The flagship (and only other) RPM Italian location is in Chicago. The group selected the District for the second location because Giuliana Rancic is from the area, and her parents still call Bethesda home, according to Jerrod Melman. R.J. Melman adds that Chicago-based Lettuce Entertain You has been in the D.C. area for 17 years, with 10 concepts including Summer House Santa Monica and Stella Barra Pizzeria in North Bethesda’s Pike & Rose development.

Those who have visited the Windy City original will recognize the sleek black and white design spread throughout the 12-seat bar, 150-seat main dining room, and 80-seat private dining room. “We think there’s a lot of lighting. We want to make it so people look tan,” Jerrod Melman says. A patio, where you can get a real tan, is also in the works.

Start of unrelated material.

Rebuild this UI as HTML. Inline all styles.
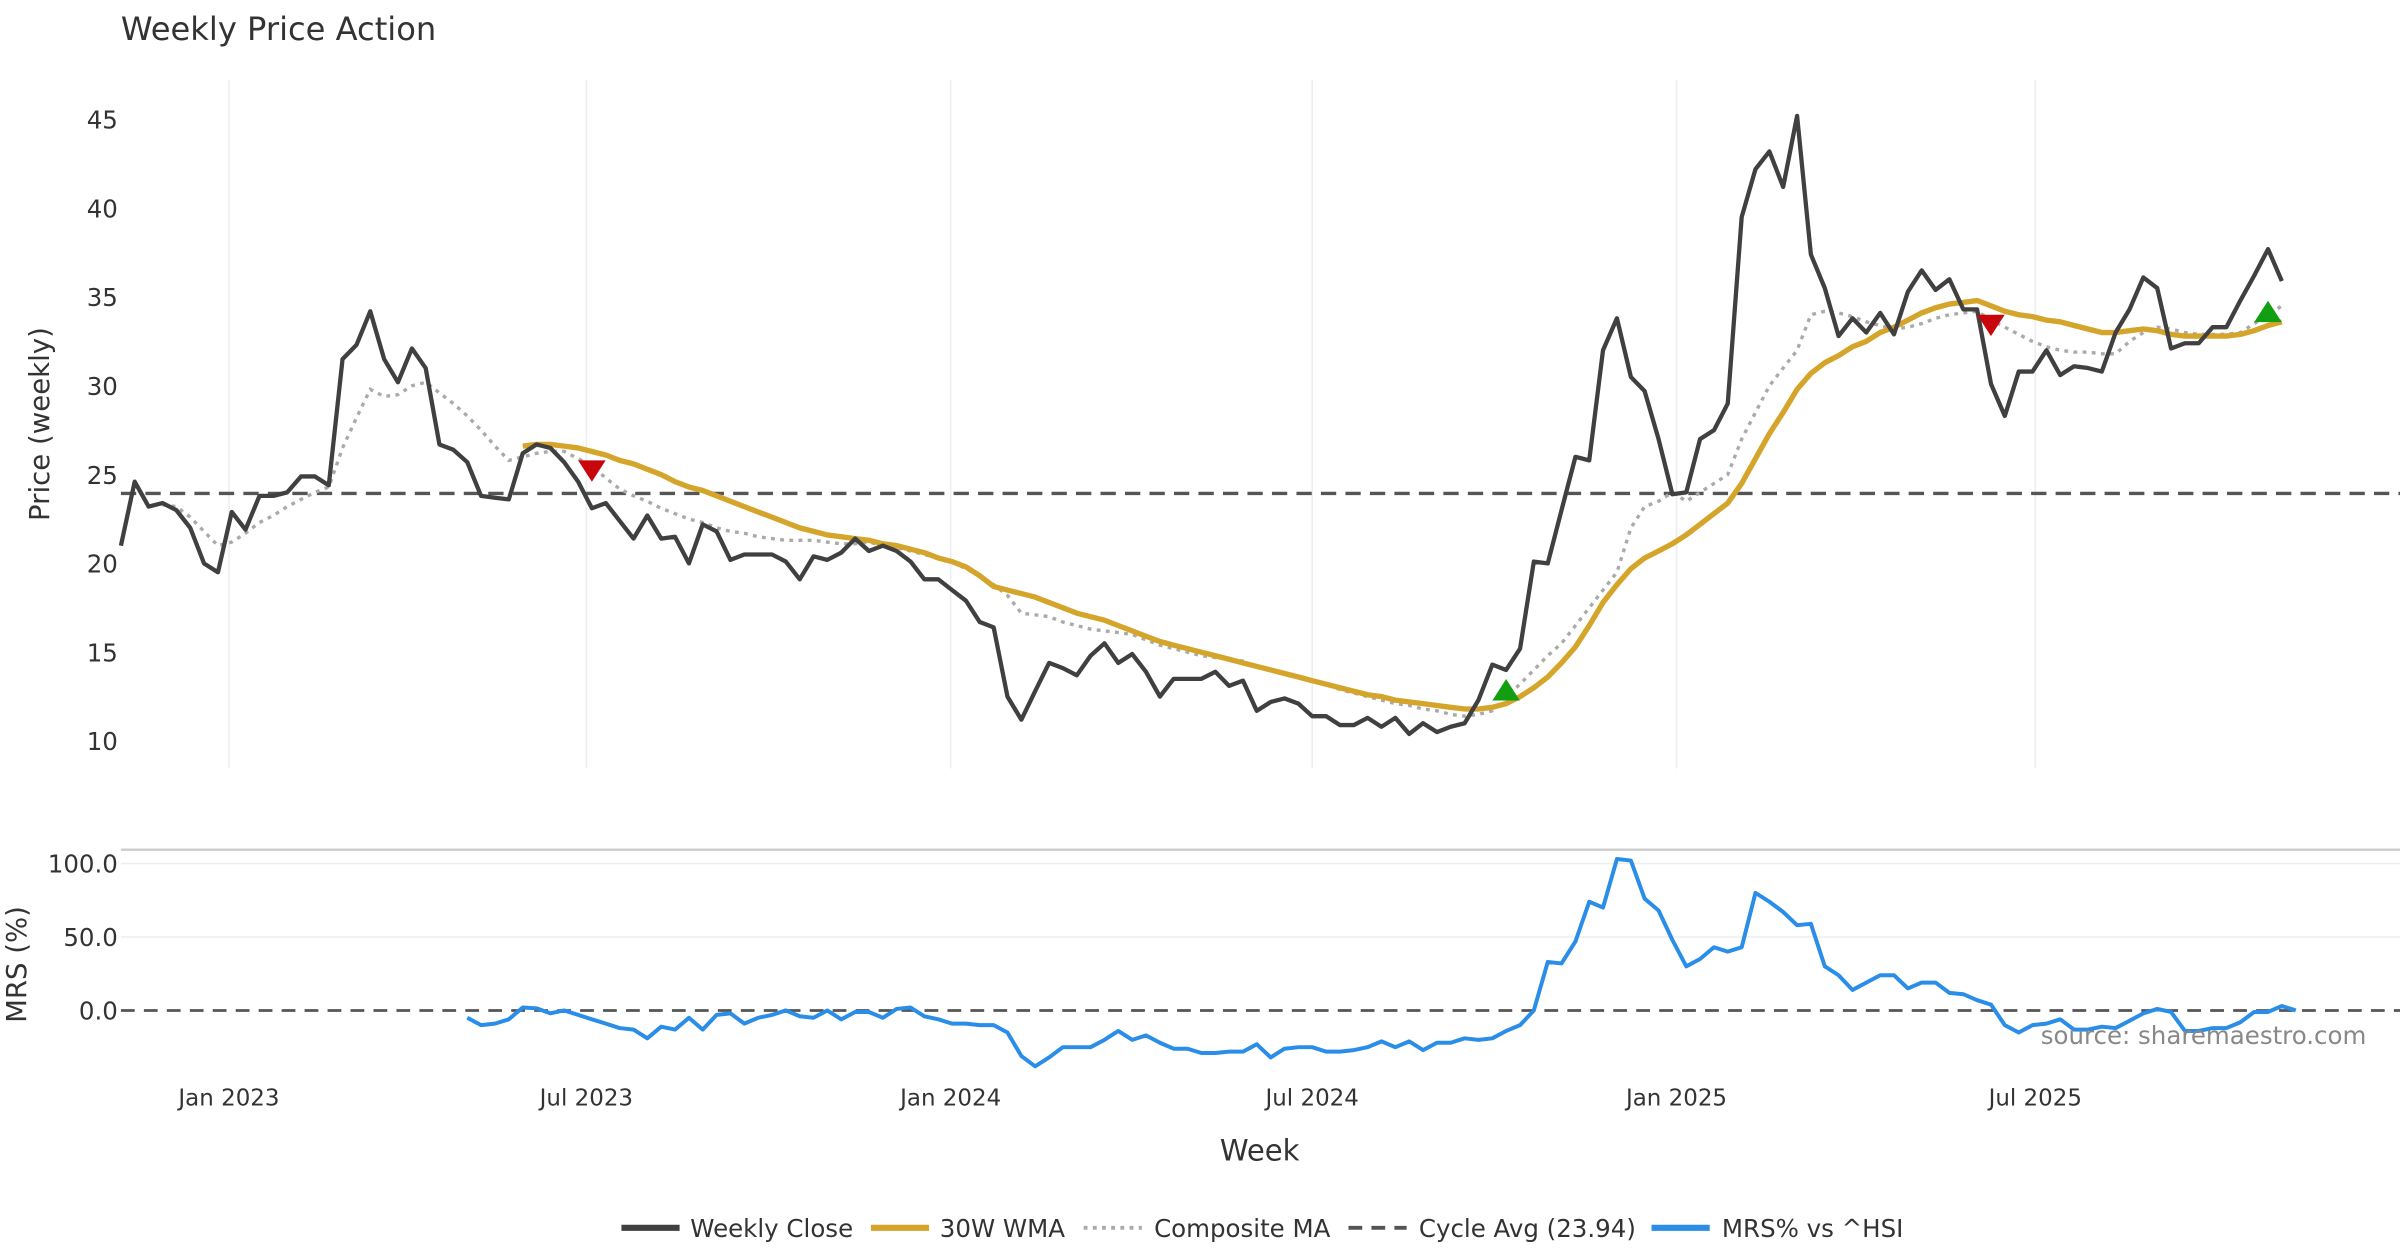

Patrons may also recognize much of the menu, which is locally looked after by Executive Chef Gabe Thompson. He comes from New York’s L’Artusi, dell’Anima, and Anfora. Dinner spans hot and cold antipasti, raw bar platters, mini-pizzas, 10 house-made pastas, steaks and chops, classics like eggplant Parmesan, and “simply prepared seafood.” A greater emphasis on the ocean is a notable departure from Chicago. Psaltis names the Atlantic cod with Mahogany clams, corn, and blue crab as one dish that “screams East Coast.”

Despite the fact that four-ounce portions of pasta ($14 to $29) are meant to be a part of the progression of a meal instead of the main course, Psaltis estimates they’ll go through 250 pounds of pasta a night in D.C. “One thousand portions divided by four, that’s a lot of flour and eggs,” he says. The chefs’ top recommendations include Mama DePandi’s pomodoro (the dish follows Giuliana Rancic’s mother’s recipe) and the spicy king crab over squid ink spaghetti.

Other menu highlights include the mammoth bistecca Fiorentina, which comes from a butcher shop in the Bronx and gets dry-aged for 20 days, and the 600-day aged prosciutto from Italy that was the main attraction at the grand opening party Monday.

Bartender Julian Cox oversees the cocktail program, which stars Italian ingredients such as various amari and Prosecco, and Richard Hanauer curates the wine list of more than 100 bottles, primarily domestic and Italian. The restaurant will open with dinner Mondays through Saturdays with plans to serve lunch in the future.

The Melman brothers say they know they’ll attract the business crowd, given the law firm upstairs, but they hope to be a lot of things to a lot of people. “When we opened our first restaurant going back eight years, we wanted it to be ‘scene-y,’ but we realized later on that we never wanted to create a place that was exclusive,” Jerrod Melman says.